Christies Holds sale of Fine Books and Manuscripts including Americana Now Through February 5
- by Announcement, Rare Book Hub staff
The earliest known printed depiction of a telescope (lot 18).
Christie’s New York is setting its sights skyward with Valuable Books in the History of Astronomy from the Collection of Jay M. Pasachoff, the centerpiece of its Fine Printed Books & Manuscripts including Americana sale. This is an online auction with bidding open now until the morning of Thursday, 5 February.
The late Dr. Pasachoff, who taught astronomy at Williams College for fifty years, was widely admired as both a scholar and an educator. He was also one of the world’s most experienced eclipse observers, having witnessed more than seventy solar eclipses over the course of his career — a world record number.
Pasachoff possessed an insatiable interest in astronomy. He devoured journals, filled filing cabinets with notes, and transformed that material into pedagogy. He coauthored the leading college astronomy textbook, several popular survey works, and, with the art historian Roberta Olson, Cosmos: The Art and Science of the Universe. It was the success of these books that brought the resources to assemble his collection, then pursued with the same energy he brought to teaching and observing.

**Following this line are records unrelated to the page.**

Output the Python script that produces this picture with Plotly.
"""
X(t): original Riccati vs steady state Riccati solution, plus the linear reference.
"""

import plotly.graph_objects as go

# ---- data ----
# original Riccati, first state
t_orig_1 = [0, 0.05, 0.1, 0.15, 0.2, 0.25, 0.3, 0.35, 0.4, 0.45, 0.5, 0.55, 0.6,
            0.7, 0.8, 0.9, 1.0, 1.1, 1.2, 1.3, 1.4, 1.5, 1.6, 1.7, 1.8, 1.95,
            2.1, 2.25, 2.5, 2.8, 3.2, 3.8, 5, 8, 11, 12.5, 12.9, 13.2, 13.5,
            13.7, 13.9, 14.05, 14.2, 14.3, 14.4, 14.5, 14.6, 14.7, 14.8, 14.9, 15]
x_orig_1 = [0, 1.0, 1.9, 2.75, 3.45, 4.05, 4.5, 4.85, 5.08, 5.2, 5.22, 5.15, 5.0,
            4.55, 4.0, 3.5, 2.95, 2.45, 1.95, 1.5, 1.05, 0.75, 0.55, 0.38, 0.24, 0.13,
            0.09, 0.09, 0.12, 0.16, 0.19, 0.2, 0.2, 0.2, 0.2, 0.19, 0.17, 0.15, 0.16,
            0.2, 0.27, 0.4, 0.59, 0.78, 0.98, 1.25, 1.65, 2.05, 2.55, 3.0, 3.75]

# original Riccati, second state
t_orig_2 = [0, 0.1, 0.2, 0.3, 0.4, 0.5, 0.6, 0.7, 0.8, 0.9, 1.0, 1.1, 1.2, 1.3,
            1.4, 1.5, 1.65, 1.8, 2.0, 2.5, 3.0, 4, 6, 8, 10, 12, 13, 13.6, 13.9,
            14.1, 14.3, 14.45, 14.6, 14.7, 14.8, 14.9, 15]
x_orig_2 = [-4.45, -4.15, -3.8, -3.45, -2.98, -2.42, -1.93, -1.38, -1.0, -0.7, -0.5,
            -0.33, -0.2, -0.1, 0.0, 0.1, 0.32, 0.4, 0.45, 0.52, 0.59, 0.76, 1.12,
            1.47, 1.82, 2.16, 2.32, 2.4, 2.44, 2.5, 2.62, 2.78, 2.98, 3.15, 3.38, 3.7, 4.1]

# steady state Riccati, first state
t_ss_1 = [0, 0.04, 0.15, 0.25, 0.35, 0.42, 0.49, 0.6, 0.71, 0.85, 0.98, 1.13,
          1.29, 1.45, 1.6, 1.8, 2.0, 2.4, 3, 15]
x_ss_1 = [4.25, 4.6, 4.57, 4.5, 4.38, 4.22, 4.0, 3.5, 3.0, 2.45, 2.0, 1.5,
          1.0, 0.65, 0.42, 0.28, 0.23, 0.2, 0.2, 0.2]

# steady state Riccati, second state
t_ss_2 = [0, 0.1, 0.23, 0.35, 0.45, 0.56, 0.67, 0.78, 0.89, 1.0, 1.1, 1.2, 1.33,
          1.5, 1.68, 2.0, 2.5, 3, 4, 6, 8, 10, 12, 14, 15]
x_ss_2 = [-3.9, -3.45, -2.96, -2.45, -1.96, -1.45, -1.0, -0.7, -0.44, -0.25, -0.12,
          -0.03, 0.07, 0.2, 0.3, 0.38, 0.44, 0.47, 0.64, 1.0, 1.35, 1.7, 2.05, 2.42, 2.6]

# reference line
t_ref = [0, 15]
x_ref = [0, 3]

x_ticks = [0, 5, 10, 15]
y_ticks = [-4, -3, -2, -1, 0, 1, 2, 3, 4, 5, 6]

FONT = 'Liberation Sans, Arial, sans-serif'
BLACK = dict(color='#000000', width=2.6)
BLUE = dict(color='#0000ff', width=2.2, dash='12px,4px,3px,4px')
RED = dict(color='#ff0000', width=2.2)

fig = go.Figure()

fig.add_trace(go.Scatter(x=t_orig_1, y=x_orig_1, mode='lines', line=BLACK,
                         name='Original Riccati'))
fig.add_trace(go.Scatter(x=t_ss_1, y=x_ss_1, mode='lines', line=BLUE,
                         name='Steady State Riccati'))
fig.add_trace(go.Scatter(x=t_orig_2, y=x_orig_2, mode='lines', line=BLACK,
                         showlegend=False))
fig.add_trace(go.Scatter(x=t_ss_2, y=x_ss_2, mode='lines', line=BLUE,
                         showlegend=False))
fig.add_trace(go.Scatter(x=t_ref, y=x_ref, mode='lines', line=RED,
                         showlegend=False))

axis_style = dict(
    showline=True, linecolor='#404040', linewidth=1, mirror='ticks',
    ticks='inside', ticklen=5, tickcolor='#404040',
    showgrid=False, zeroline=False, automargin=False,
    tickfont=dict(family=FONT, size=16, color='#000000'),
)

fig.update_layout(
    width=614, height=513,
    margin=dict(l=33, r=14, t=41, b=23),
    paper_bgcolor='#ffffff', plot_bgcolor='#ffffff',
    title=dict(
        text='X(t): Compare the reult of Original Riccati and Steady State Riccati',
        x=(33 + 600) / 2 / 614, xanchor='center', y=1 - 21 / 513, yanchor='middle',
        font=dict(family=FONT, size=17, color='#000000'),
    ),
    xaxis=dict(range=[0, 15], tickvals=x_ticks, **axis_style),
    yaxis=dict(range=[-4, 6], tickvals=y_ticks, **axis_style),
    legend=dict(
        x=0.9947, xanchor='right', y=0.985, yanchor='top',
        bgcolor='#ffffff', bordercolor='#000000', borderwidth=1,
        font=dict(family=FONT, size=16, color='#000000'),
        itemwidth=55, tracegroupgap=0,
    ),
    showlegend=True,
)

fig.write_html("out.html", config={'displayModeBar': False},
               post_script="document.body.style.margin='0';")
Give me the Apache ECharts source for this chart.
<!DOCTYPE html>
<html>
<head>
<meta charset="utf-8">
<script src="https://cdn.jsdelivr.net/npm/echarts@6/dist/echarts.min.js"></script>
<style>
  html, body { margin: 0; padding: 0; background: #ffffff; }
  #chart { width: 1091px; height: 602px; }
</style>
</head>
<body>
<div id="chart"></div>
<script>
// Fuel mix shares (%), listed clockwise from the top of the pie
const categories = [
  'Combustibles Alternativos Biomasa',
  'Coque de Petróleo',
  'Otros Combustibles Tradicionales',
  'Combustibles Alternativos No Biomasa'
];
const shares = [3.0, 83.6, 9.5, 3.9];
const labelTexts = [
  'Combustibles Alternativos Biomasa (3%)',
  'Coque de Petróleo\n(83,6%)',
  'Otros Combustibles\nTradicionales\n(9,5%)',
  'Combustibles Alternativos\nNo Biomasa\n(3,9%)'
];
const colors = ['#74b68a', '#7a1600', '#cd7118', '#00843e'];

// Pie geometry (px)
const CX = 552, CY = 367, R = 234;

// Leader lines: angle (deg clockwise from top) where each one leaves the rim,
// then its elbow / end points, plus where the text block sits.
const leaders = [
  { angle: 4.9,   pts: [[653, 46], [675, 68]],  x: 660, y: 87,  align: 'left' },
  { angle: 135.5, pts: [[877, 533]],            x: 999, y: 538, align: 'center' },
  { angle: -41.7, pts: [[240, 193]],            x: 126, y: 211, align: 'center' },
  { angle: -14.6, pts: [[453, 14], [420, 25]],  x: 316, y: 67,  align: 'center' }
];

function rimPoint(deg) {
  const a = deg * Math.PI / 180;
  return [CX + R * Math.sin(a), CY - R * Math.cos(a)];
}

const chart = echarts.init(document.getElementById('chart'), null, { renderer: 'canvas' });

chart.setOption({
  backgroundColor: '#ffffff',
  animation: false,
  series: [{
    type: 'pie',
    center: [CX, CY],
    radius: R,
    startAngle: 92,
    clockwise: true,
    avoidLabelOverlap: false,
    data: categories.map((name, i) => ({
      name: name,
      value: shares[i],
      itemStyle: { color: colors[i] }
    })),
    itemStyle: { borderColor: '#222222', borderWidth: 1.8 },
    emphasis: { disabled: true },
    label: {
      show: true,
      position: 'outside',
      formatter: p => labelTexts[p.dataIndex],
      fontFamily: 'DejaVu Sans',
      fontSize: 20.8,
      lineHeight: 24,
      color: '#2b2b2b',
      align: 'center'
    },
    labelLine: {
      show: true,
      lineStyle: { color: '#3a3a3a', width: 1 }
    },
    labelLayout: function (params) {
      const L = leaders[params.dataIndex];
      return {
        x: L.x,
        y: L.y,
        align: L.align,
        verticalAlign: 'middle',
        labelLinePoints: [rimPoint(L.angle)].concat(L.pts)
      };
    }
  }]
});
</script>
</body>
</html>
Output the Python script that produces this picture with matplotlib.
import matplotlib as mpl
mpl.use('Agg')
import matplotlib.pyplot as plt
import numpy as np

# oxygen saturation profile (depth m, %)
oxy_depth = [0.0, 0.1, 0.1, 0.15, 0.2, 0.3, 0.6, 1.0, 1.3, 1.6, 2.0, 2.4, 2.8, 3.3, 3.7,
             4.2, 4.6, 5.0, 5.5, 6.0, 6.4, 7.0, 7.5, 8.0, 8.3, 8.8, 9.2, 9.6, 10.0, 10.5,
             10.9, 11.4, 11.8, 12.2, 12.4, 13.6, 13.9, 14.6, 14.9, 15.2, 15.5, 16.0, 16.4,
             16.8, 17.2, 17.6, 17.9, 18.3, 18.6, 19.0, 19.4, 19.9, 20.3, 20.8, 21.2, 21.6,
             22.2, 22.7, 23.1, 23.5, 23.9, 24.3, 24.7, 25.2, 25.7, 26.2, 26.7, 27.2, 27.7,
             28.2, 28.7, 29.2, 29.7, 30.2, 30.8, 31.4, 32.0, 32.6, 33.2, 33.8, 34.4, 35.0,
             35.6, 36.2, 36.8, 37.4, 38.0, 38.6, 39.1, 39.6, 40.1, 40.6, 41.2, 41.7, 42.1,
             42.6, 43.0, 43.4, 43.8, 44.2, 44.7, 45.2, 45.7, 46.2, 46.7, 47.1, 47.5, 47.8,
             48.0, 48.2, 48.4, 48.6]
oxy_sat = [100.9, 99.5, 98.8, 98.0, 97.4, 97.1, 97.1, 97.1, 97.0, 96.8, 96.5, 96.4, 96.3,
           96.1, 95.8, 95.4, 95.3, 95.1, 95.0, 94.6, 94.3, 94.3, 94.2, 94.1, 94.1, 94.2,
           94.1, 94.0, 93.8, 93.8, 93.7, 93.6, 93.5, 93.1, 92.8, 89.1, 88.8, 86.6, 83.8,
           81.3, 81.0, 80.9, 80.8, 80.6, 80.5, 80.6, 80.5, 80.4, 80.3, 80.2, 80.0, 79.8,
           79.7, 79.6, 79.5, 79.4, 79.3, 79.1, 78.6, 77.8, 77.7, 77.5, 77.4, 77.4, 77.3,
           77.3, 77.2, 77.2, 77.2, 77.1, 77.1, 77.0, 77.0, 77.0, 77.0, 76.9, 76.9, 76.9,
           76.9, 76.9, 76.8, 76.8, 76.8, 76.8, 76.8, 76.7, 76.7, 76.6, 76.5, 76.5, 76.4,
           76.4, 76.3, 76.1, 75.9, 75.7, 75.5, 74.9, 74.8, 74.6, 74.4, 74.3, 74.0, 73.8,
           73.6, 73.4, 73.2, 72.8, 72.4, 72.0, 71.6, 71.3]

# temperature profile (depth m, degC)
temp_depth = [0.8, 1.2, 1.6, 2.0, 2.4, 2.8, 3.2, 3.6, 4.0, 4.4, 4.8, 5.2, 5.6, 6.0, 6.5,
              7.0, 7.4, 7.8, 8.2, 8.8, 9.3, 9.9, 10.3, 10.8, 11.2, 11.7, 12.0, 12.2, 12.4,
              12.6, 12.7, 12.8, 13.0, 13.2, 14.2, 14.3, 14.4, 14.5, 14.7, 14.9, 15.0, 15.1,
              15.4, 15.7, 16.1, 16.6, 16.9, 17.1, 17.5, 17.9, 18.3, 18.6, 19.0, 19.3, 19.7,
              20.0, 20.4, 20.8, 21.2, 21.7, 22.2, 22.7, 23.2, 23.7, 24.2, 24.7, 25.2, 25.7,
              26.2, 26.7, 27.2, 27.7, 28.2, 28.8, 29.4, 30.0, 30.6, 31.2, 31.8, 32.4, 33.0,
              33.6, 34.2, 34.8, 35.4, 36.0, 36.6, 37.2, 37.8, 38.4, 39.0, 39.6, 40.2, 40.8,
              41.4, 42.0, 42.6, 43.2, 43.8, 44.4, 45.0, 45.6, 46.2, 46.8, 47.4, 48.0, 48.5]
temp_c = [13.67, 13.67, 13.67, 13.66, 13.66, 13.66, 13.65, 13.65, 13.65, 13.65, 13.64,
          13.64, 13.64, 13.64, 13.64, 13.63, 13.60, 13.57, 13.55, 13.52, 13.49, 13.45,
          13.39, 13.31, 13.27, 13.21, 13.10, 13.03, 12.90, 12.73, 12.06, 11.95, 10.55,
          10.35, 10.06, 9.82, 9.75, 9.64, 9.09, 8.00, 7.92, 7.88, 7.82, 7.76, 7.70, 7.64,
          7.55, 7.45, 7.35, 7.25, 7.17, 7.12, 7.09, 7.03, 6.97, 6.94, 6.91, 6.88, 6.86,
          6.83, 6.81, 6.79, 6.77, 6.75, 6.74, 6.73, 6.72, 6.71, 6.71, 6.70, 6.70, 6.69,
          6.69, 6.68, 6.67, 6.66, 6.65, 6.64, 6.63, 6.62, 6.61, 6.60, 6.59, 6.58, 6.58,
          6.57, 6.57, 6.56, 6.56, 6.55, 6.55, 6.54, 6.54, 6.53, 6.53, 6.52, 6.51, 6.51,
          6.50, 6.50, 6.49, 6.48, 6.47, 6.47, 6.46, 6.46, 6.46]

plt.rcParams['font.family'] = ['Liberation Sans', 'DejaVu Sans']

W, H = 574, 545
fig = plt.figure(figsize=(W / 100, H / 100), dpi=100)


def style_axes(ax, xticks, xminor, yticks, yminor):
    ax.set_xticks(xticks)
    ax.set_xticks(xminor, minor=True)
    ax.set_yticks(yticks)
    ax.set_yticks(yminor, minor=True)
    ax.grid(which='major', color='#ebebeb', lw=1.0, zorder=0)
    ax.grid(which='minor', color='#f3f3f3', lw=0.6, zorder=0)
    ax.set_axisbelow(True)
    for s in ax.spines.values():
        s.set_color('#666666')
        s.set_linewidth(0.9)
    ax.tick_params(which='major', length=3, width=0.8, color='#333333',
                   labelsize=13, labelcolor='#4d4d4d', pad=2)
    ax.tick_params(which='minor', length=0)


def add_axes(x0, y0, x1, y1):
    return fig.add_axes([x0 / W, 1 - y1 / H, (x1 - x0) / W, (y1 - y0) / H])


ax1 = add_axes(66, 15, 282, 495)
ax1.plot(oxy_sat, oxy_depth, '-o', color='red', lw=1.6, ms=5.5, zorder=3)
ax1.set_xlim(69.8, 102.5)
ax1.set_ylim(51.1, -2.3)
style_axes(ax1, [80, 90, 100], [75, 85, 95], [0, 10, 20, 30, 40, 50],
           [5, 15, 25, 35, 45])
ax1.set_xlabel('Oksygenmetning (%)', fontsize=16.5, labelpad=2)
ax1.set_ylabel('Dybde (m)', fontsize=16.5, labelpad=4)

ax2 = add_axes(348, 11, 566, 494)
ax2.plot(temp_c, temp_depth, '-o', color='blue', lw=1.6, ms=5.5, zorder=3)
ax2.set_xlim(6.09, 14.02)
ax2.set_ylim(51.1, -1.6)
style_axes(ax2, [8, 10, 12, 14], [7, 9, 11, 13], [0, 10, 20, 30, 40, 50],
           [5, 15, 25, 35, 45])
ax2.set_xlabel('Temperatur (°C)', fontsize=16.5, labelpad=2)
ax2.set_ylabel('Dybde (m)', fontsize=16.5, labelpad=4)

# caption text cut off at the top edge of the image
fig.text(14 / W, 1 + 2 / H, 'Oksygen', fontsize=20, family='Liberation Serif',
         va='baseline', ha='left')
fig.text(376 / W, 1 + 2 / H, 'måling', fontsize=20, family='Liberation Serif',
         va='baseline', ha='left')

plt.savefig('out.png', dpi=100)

His choice library includes works by Peter Apian, Tycho Brahe, Johannes Kepler, Galileo Galilei, Isaac Newton, Edmund Halley, Albert Einstein, and Richard Feynman — the major figures who shaped the discipline across centuries, with particular strength in the 16th and 17th centuries. Highlights include Kepler’s exceptionally rare first book, the Mysterium cosmographicum, from the library of Frederick the Great; a truly lovely copy of the first edition of Newton’s Principia in contemporary vellum; and superb copies of both Galileo’s Dialogo (the Honeyman copy) and Sidereus nuncius.
From the 1980s through the 2010s, Pasachoff sought out copies of the highest quality, often in original bindings. The library reflects both sides of Pasachoff’s intellectual life: the working astronomer with a deep command of his field, and the committed bibliophile who consistently sought out the finest, most beautiful copies available.
Dr. Pasachoff’s are not the only important scientific books in the sale. They are joined by choice titles in the Library of Rudy Ruggles, Jr. Anchored by high spots in science, social science, and travel, the Ruggles Collection includes the first edition of Hooke’s Micrographia, the hand colored Perrette copy of Schedel’s Liber Chronicarum, and a handsome first edition of Adam Smith’s Wealth of Nations alongside the exceptionally rare 1577 edition of Peter Martyr’s The History of Travayle in the West and East Indies, the best and most expansive early English collection of voyages, encompassing pioneering accounts of China, Japan, and the Northwest Passage.
Other highlights include a remarkable presentation copy of Charles Dickens’s Martin Chuzzlewit, the deluxe issue of David Roberts’s Egypt and Holy Land, a 1573 Ortelius atlas, a Steve Jobs Toy Story archive, and a “Noble Fragment,” leaf from the Gutenberg Bible.